- **Stored data**

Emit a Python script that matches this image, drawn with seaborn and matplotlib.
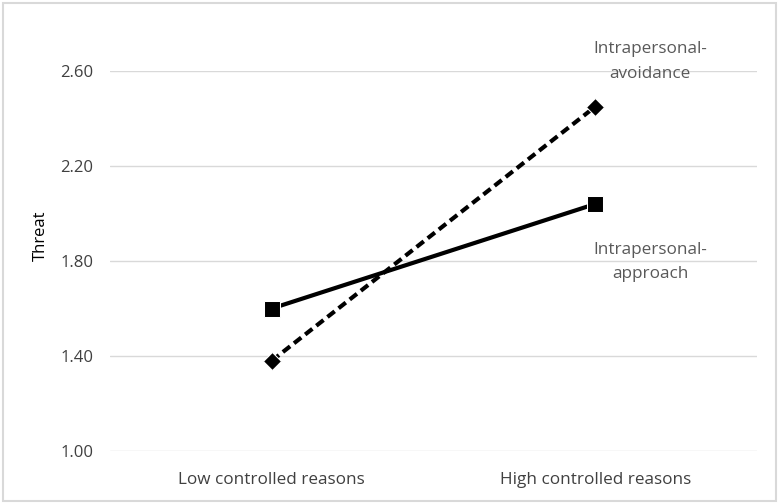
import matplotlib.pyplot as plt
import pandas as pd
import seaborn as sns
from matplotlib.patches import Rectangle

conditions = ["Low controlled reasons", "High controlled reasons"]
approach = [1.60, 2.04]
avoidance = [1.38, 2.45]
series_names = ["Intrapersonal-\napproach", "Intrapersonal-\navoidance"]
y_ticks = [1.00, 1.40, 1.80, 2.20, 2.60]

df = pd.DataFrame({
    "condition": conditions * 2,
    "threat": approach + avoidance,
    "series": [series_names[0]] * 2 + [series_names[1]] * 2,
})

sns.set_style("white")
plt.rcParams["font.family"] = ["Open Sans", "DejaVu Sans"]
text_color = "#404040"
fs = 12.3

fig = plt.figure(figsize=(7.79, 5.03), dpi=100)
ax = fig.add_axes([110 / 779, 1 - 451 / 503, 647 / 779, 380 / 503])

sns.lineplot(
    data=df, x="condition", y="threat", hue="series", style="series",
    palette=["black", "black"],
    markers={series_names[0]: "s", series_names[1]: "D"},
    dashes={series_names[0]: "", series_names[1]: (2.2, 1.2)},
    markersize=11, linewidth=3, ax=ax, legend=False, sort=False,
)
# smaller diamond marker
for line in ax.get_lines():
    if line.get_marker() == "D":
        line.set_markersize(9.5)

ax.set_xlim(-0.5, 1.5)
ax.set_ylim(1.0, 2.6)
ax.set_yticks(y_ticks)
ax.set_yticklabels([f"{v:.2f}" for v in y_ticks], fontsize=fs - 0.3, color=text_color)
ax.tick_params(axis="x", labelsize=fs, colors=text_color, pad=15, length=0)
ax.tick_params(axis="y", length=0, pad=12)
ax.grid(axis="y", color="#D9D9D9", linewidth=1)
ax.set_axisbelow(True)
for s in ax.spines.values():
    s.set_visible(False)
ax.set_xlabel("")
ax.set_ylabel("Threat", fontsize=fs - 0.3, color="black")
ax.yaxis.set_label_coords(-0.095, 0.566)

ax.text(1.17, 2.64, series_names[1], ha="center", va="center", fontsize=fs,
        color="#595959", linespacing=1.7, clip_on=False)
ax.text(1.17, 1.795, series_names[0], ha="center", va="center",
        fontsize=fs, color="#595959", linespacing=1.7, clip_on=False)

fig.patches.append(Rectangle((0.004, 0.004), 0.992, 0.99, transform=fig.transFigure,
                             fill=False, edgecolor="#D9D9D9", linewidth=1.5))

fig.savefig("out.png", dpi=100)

- **Brief**
Repeat the material above in full and exactly, omitting the pictures.

- **Worked answer**
Emit a Python script that matches this image, drawn with seaborn and matplotlib.
import matplotlib.pyplot as plt
import pandas as pd
import seaborn as sns
from matplotlib.patches import Rectangle

conditions = ["Low controlled reasons", "High controlled reasons"]
approach = [1.60, 2.04]
avoidance = [1.38, 2.45]
series_names = ["Intrapersonal-\napproach", "Intrapersonal-\navoidance"]
y_ticks = [1.00, 1.40, 1.80, 2.20, 2.60]

df = pd.DataFrame({
    "condition": conditions * 2,
    "threat": approach + avoidance,
    "series": [series_names[0]] * 2 + [series_names[1]] * 2,
})

sns.set_style("white")
plt.rcParams["font.family"] = ["Open Sans", "DejaVu Sans"]
text_color = "#404040"
fs = 12.3

fig = plt.figure(figsize=(7.79, 5.03), dpi=100)
ax = fig.add_axes([110 / 779, 1 - 451 / 503, 647 / 779, 380 / 503])

sns.lineplot(
    data=df, x="condition", y="threat", hue="series", style="series",
    palette=["black", "black"],
    markers={series_names[0]: "s", series_names[1]: "D"},
    dashes={series_names[0]: "", series_names[1]: (2.2, 1.2)},
    markersize=11, linewidth=3, ax=ax, legend=False, sort=False,
)
# smaller diamond marker
for line in ax.get_lines():
    if line.get_marker() == "D":
        line.set_markersize(9.5)

ax.set_xlim(-0.5, 1.5)
ax.set_ylim(1.0, 2.6)
ax.set_yticks(y_ticks)
ax.set_yticklabels([f"{v:.2f}" for v in y_ticks], fontsize=fs - 0.3, color=text_color)
ax.tick_params(axis="x", labelsize=fs, colors=text_color, pad=15, length=0)
ax.tick_params(axis="y", length=0, pad=12)
ax.grid(axis="y", color="#D9D9D9", linewidth=1)
ax.set_axisbelow(True)
for s in ax.spines.values():
    s.set_visible(False)
ax.set_xlabel("")
ax.set_ylabel("Threat", fontsize=fs - 0.3, color="black")
ax.yaxis.set_label_coords(-0.095, 0.566)

ax.text(1.17, 2.64, series_names[1], ha="center", va="center", fontsize=fs,
        color="#595959", linespacing=1.7, clip_on=False)
ax.text(1.17, 1.795, series_names[0], ha="center", va="center",
        fontsize=fs, color="#595959", linespacing=1.7, clip_on=False)

fig.patches.append(Rectangle((0.004, 0.004), 0.992, 0.99, transform=fig.transFigure,
                             fill=False, edgecolor="#D9D9D9", linewidth=1.5))

fig.savefig("out.png", dpi=100)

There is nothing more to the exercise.